### PROBLEM TO SOLVE
Copy each of the entries below faithfully, setting aside any pictures.

* * * * * * *

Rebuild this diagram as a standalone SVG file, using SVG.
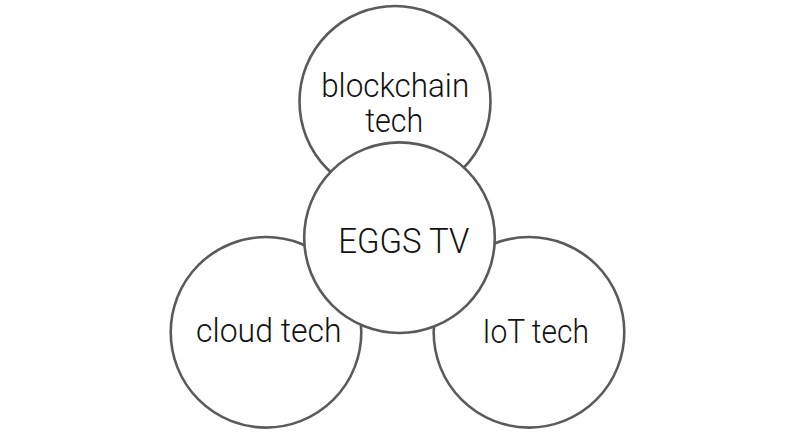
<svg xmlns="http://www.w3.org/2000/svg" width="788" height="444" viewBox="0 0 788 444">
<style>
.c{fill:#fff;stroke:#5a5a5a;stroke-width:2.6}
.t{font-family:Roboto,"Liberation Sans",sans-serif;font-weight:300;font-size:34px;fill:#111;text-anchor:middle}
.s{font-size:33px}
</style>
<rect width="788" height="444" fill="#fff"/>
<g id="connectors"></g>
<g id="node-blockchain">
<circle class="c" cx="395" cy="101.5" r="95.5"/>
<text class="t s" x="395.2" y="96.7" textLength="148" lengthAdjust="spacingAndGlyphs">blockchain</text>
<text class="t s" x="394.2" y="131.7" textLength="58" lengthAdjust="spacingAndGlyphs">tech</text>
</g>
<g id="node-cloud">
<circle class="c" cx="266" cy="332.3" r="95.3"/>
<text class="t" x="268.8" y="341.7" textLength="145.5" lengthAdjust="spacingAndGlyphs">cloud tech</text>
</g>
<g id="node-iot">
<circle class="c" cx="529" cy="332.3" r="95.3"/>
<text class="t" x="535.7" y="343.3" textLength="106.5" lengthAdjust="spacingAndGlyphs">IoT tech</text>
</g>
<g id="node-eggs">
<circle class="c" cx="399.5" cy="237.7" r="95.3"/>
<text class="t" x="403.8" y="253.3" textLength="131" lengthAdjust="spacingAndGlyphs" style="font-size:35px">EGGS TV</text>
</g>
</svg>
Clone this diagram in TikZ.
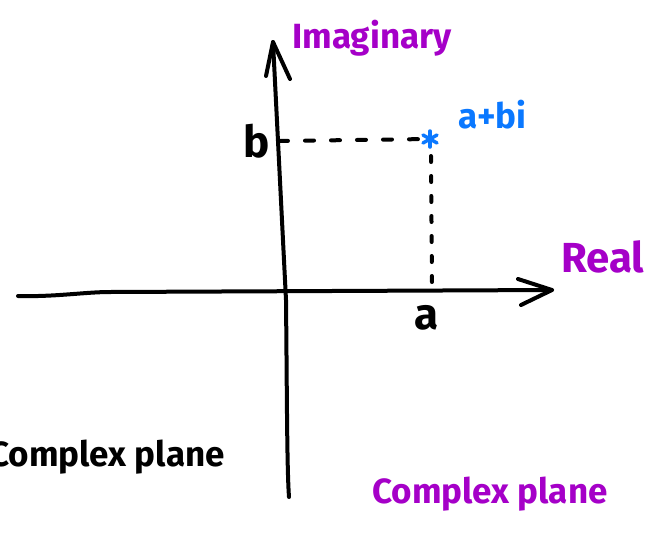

* * * * * * *

### THE REPLY
Rebuild this diagram as a standalone SVG file, using SVG.
<svg xmlns="http://www.w3.org/2000/svg" width="788" height="444" viewBox="0 0 788 444">
<style>
.c{fill:#fff;stroke:#5a5a5a;stroke-width:2.6}
.t{font-family:Roboto,"Liberation Sans",sans-serif;font-weight:300;font-size:34px;fill:#111;text-anchor:middle}
.s{font-size:33px}
</style>
<rect width="788" height="444" fill="#fff"/>
<g id="connectors"></g>
<g id="node-blockchain">
<circle class="c" cx="395" cy="101.5" r="95.5"/>
<text class="t s" x="395.2" y="96.7" textLength="148" lengthAdjust="spacingAndGlyphs">blockchain</text>
<text class="t s" x="394.2" y="131.7" textLength="58" lengthAdjust="spacingAndGlyphs">tech</text>
</g>
<g id="node-cloud">
<circle class="c" cx="266" cy="332.3" r="95.3"/>
<text class="t" x="268.8" y="341.7" textLength="145.5" lengthAdjust="spacingAndGlyphs">cloud tech</text>
</g>
<g id="node-iot">
<circle class="c" cx="529" cy="332.3" r="95.3"/>
<text class="t" x="535.7" y="343.3" textLength="106.5" lengthAdjust="spacingAndGlyphs">IoT tech</text>
</g>
<g id="node-eggs">
<circle class="c" cx="399.5" cy="237.7" r="95.3"/>
<text class="t" x="403.8" y="253.3" textLength="131" lengthAdjust="spacingAndGlyphs" style="font-size:35px">EGGS TV</text>
</g>
</svg>
Clone this diagram in TikZ.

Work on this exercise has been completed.